Former Tennessee Lady Vols basketball coach Pat Summitt passed away on Tuesday after a five-year battle with dementia. There are a number of people in the sports world honoring the late coach, but there is probably none more emotional than UConn Huskies women’s basketball coach Geno Auriemma.
Auriemma arrived at UConn in 1985 and just a decade later, one of the greatest rivalries in women’s college basketball history began. The two coaches went head-to-head for over ten years and had a pretty bitter rivalry, which the UConn coach claimed was smoothed over in his autobiography.

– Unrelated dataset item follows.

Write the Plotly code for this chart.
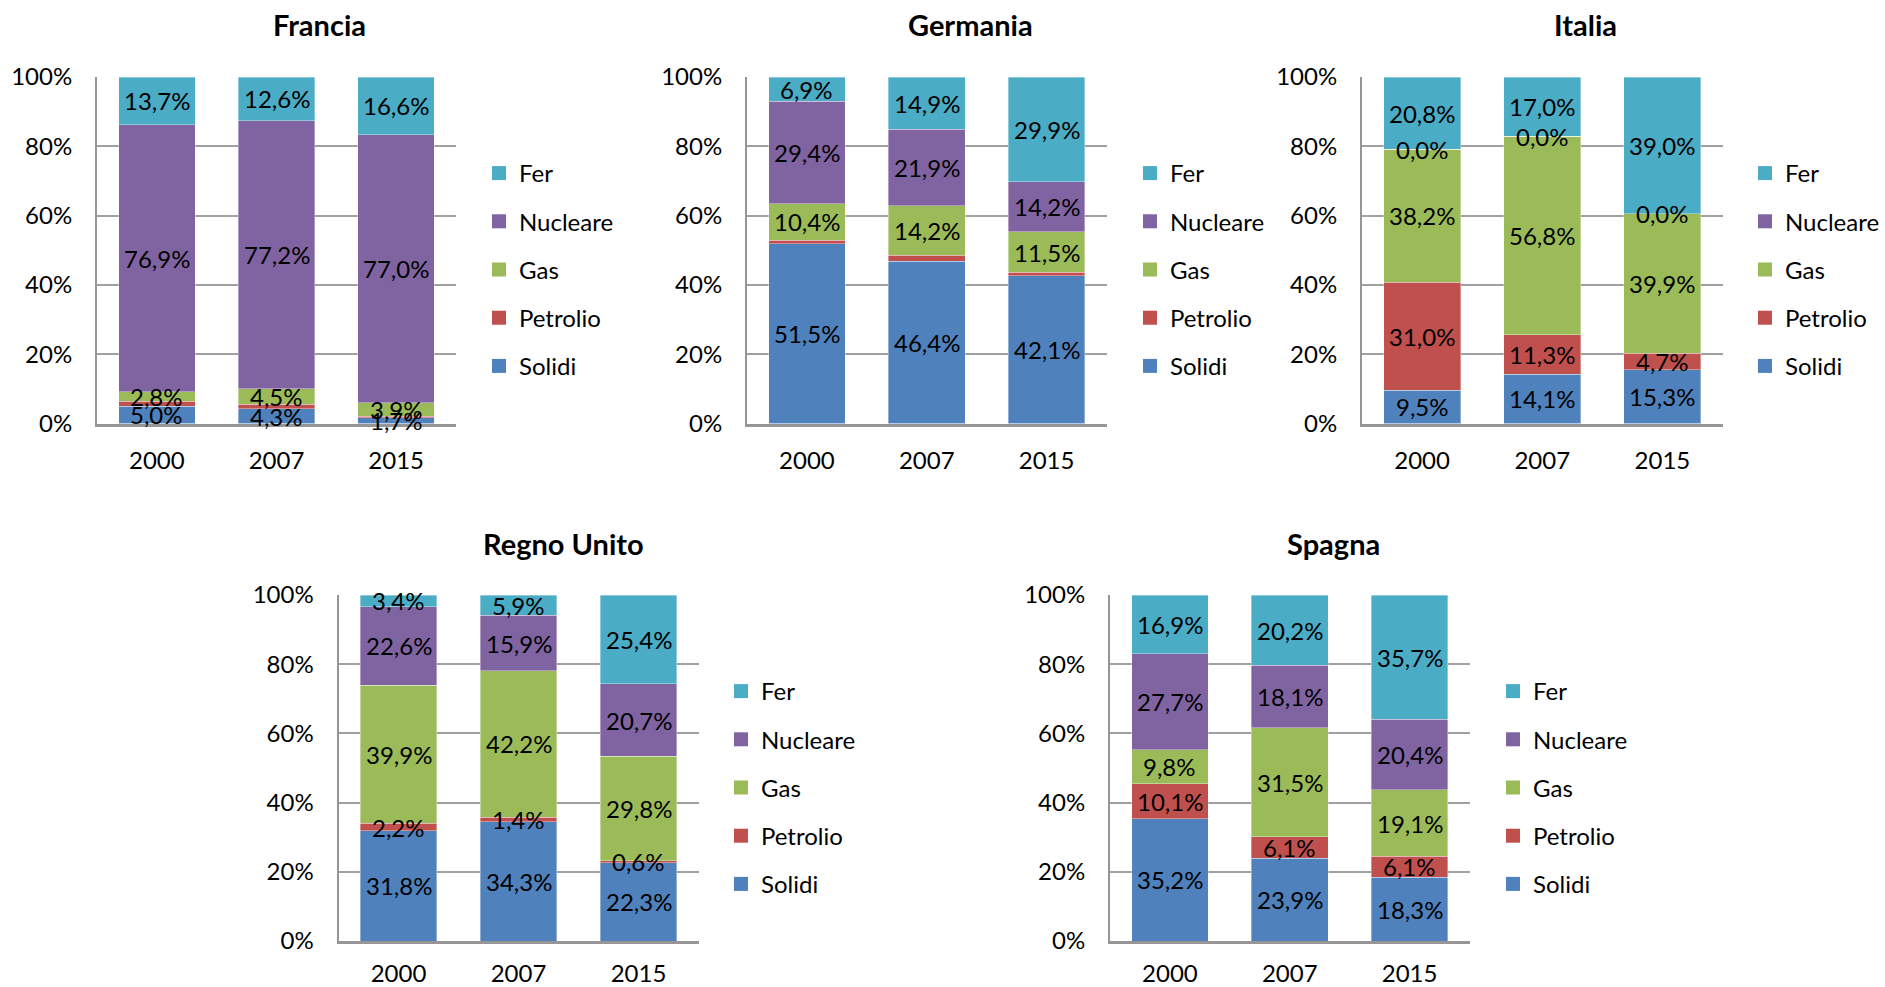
import plotly.graph_objects as go

# ---------------- data ----------------
years = ["2000", "2007", "2015"]
sources = ["Solidi", "Petrolio", "Gas", "Nucleare", "Fer"]
colors = ["#4F81BD", "#C0504D", "#9BBB59", "#8064A2", "#4BACC6"]

countries = ["Francia", "Germania", "Italia", "Regno Unito", "Spagna"]

francia_solidi = [5.0, 4.3, 1.7]
francia_petrolio = [1.4, 1.2, 0.4]
francia_gas = [2.8, 4.5, 3.9]
francia_nucleare = [76.9, 77.2, 77.0]
francia_fer = [13.7, 12.6, 16.6]

germania_solidi = [51.5, 46.4, 42.1]
germania_petrolio = [1.0, 1.7, 1.0]
germania_gas = [10.4, 14.2, 11.5]
germania_nucleare = [29.4, 21.9, 14.2]
germania_fer = [6.9, 14.9, 29.9]

italia_solidi = [9.5, 14.1, 15.3]
italia_petrolio = [31.0, 11.3, 4.7]
italia_gas = [38.2, 56.8, 39.9]
italia_nucleare = [0.0, 0.0, 0.0]
italia_fer = [20.8, 17.0, 39.0]

regno_solidi = [31.8, 34.3, 22.3]
regno_petrolio = [2.2, 1.4, 0.6]
regno_gas = [39.9, 42.2, 29.8]
regno_nucleare = [22.6, 15.9, 20.7]
regno_fer = [3.4, 5.9, 25.4]

spagna_solidi = [35.2, 23.9, 18.3]
spagna_petrolio = [10.1, 6.1, 6.1]
spagna_gas = [9.8, 31.5, 19.1]
spagna_nucleare = [27.7, 18.1, 20.4]
spagna_fer = [16.9, 20.2, 35.7]

data = [
    [francia_solidi, francia_petrolio, francia_gas, francia_nucleare, francia_fer],
    [germania_solidi, germania_petrolio, germania_gas, germania_nucleare, germania_fer],
    [italia_solidi, italia_petrolio, italia_gas, italia_nucleare, italia_fer],
    [regno_solidi, regno_petrolio, regno_gas, regno_nucleare, regno_fer],
    [spagna_solidi, spagna_petrolio, spagna_gas, spagna_nucleare, spagna_fer],
]
# which series show data labels, per country
show_labels = [
    [True, False, True, True, True],
    [True, False, True, True, True],
    [True, True, True, True, True],
    [True, True, True, True, True],
    [True, True, True, True, True],
]

ytick_vals = [0, 20, 40, 60, 80, 100]
ytick_text = ["0%", "20%", "40%", "60%", "80%", "100%"]

# ---------------- layout geometry (page pixels) ----------------
W, H = 1885, 987
# (x0, x1, ytop, ybottom, title_x, title_y, legend_x, legend_top, xlabel_standoff)
panels = [
    (97, 456, 77, 423.5, 319, 25, 479, 151, 14),
    (747, 1106.5, 77, 423.5, 970, 25, 1130, 151, 14),
    (1362, 1722.5, 77, 423.5, 1585, 25, 1745, 151, 14),
    (338.5, 698.5, 595, 941, 563, 543, 721, 669, 9),
    (1110, 1469.5, 595, 941, 1333, 543, 1493, 669, 9),
]

def px(v):
    return v / W

def py(v):
    return 1 - v / H

FONT = "Lato, 'Open Sans', sans-serif"
fig = go.Figure()

def fmt(v):
    return f"{v:.1f}".replace(".", ",") + "%"

annotations = []
for ci, country in enumerate(countries):
    n = ci + 1
    suffix = "" if n == 1 else str(n)
    for si, src in enumerate(sources):
        vals = data[ci][si]
        fig.add_trace(go.Bar(
            x=years, y=vals, name=src,
            marker=dict(color=colors[si], line=dict(width=0.6, color="rgba(255,255,255,0.6)")),
            xaxis="x" + suffix, yaxis="y" + suffix,
            showlegend=False, hoverinfo="skip",
        ))
    # legend entries (square swatches like the original)
    for si, src in enumerate(sources):
        fig.add_trace(go.Scatter(
            x=[None], y=[None], mode="markers", name=src,
            marker=dict(symbol="square", size=14, color=colors[si]),
            xaxis="x" + suffix, yaxis="y" + suffix,
            legend="legend" + suffix, legendgroup=f"{country}-{src}",
            legendrank=len(sources) - si, showlegend=True, hoverinfo="skip",
        ))
    # data labels, centred in each (normalised) segment, drawn above all bars
    for yi in range(len(years)):
        total = sum(data[ci][si][yi] for si in range(len(sources)))
        cum = 0.0
        for si in range(len(sources)):
            v = data[ci][si][yi]
            if show_labels[ci][si]:
                annotations.append(dict(
                    text=fmt(v), x=yi, y=(cum + v / 2) / total * 100,
                    xref="x" + suffix, yref="y" + suffix,
                    xanchor="center", yanchor="middle", showarrow=False,
                    font=dict(size=24, family=FONT, color="#000000"),
                ))
            cum += v

layout = dict(
    width=W, height=H,
    margin=dict(l=0, r=0, t=0, b=0, autoexpand=False),
    paper_bgcolor="white", plot_bgcolor="white",
    barmode="stack", barnorm="percent", bargap=0.36,
    font=dict(family=FONT, size=24, color="#000000"),
)

for ci, (x0, x1, yt, yb, tx, ty, lx, ltop, xso) in enumerate(panels):
    n = ci + 1
    suffix = "" if n == 1 else str(n)
    layout["xaxis" + suffix] = dict(
        domain=[px(x0), px(x1)], anchor="y" + suffix, type="category",
        categoryorder="array", categoryarray=years,
        showline=True, linecolor="#969696", linewidth=3,
        showgrid=False, ticks="", ticklabelstandoff=xso, automargin=False,
        tickfont=dict(size=24, family=FONT, color="#000000"),
        fixedrange=True,
    )
    layout["yaxis" + suffix] = dict(
        domain=[py(yb), py(yt)], anchor="x" + suffix,
        range=[0, 100], tickvals=ytick_vals, ticktext=ytick_text,
        showline=True, linecolor="#969696", linewidth=2,
        showgrid=True, gridcolor="#a0a0a0", gridwidth=2,
        zeroline=False, ticks="", ticklabelstandoff=18, automargin=False,
        tickfont=dict(size=24, family=FONT, color="#000000"),
        fixedrange=True,
    )
    layout["legend" + suffix] = dict(
        x=px(lx), y=py(ltop), xanchor="left", yanchor="top",
        xref="paper", yref="paper",
        traceorder="grouped", tracegroupgap=14,
        font=dict(size=24, family=FONT, color="#000000"),
        bgcolor="rgba(0,0,0,0)", itemclick=False, itemdoubleclick=False,
    )
    annotations.append(dict(
        text="<b>" + countries[ci] + "</b>", x=px(tx), y=py(ty),
        xref="paper", yref="paper", xanchor="center", yanchor="middle",
        showarrow=False, font=dict(size=29, family=FONT, color="#000000"),
    ))

layout["annotations"] = annotations
fig.update_layout(**layout)
fig.write_html(
    "out.html",
    config={"displayModeBar": False},
    post_script="document.body.style.margin='0';document.body.style.overflow='hidden';",
)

Following the news of her passing, Geno Auriemma spoke to ESPN and shared some memories of Summitt. It is hard not to tear up while reading them.
“From a competitive standpoint, it was the one program, the one game that you… each year you kinda measured yourself and your team. ‘Hey, when we play that game, we’ll know if we’re good enough to win a national championship or not,” Auriemma said.
“From a personal standpoint I think you can see how difficult it was back then for a woman to try to do something that really no one had ever done before, and no one thought you could do it. Trying to juggle being a mom and being a coach and being a representative for the game. From all the different aspects of looking at what her career was, there were a lot of things that she was the first. There were other people that did it, but nobody did it better or did it longer.”
The Lady Vols and Huskies met four times in the National Championship Game while Auriemma and Summitt were at the helm of each team.